• _SOURCE DATA_:
● ● ● ● ●

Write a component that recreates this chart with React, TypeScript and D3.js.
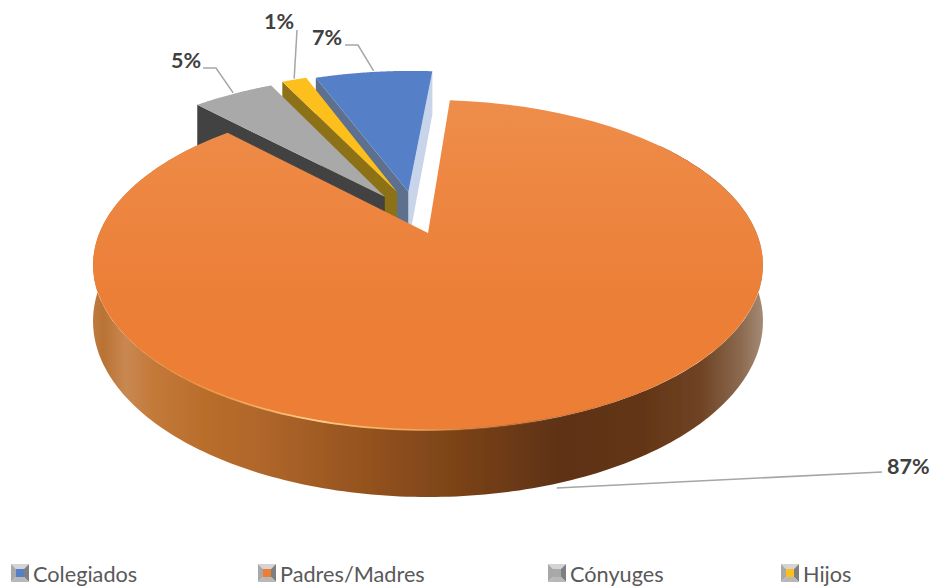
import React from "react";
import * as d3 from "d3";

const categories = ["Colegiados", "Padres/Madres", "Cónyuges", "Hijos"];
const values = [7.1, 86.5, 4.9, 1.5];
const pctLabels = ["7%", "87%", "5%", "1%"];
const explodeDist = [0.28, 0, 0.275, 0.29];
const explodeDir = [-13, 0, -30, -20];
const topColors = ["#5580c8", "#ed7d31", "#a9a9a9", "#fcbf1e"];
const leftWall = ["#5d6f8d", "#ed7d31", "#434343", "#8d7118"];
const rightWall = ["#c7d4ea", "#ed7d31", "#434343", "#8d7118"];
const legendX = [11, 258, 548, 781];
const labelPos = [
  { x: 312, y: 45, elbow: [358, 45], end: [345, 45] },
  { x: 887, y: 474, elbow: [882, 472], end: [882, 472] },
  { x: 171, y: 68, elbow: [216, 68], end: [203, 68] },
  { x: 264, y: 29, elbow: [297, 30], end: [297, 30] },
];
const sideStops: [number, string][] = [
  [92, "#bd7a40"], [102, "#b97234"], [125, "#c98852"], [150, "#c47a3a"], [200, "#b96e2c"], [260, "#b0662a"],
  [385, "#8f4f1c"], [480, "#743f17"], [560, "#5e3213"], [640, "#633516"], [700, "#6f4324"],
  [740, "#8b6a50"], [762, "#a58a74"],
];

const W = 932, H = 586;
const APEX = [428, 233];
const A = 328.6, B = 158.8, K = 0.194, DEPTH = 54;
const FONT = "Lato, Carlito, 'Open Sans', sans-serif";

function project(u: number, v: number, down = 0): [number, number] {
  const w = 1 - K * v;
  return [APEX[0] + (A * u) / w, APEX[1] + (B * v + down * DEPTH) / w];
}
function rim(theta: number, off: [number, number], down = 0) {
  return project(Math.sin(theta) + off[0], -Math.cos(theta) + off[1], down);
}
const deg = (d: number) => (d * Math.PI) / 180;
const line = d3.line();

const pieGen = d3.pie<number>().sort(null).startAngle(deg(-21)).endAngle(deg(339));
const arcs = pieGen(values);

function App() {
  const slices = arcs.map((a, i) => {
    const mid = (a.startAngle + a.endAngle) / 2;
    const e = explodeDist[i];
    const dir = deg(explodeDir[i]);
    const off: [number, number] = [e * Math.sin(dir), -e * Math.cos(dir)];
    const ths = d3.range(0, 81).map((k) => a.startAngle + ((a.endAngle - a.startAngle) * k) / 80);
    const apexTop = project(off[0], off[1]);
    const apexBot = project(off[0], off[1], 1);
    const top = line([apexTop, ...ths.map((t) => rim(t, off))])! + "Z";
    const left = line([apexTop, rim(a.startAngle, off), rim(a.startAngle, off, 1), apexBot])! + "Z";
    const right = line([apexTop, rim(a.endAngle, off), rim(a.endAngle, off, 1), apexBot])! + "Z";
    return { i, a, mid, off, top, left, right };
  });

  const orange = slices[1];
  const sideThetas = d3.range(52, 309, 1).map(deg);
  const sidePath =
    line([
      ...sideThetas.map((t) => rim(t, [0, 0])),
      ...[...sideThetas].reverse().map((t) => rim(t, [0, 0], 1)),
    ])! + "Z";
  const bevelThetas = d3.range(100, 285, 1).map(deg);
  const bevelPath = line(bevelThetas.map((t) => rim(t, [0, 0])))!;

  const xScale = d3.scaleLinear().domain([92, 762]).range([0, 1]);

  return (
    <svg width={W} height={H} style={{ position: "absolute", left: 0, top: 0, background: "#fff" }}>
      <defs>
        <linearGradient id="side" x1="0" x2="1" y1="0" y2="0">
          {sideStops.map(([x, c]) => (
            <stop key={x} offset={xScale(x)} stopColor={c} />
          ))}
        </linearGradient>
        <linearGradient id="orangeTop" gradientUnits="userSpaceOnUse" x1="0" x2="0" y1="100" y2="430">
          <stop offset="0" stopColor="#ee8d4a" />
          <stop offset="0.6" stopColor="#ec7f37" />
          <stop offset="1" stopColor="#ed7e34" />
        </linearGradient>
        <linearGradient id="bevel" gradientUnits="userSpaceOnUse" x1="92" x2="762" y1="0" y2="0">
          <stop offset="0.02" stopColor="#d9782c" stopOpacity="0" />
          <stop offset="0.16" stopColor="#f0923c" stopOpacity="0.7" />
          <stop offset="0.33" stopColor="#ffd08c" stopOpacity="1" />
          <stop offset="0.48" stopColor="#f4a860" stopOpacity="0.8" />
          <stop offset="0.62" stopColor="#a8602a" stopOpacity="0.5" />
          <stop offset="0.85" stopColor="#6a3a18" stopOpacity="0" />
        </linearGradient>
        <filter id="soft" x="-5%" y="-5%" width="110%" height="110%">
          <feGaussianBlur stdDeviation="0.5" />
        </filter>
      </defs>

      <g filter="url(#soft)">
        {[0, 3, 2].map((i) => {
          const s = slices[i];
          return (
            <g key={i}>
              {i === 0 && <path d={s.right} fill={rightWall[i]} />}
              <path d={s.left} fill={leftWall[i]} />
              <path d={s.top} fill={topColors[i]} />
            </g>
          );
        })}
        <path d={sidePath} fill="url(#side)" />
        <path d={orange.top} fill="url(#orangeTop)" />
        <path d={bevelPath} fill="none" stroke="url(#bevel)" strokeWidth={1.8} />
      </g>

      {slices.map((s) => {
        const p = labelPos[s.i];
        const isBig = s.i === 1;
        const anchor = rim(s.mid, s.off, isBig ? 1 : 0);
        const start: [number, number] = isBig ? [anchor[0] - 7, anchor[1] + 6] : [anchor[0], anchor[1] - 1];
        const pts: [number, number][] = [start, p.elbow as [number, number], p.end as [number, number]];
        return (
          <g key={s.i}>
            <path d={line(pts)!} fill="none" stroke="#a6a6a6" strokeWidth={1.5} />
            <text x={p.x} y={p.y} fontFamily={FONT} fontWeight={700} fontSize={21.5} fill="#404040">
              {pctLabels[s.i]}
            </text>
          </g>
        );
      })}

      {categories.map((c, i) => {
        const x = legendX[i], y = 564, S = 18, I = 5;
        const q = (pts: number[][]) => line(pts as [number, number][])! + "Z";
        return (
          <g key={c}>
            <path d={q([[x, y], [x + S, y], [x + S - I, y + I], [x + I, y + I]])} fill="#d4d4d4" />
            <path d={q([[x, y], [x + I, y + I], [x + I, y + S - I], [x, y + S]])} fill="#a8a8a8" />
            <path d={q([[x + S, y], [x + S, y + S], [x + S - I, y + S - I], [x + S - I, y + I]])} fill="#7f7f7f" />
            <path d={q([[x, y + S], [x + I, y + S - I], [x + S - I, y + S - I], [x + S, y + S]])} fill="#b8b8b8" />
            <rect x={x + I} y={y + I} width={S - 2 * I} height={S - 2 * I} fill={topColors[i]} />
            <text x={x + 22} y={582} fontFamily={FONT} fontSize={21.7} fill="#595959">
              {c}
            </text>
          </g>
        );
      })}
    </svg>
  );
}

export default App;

● ● ● ● ●

• _GIVEN EXERCISE_: Copy each line that holds the word "React".

• _FINAL RESULT_:
Write a component that recreates this chart with React, TypeScript and D3.js.
import React from "react";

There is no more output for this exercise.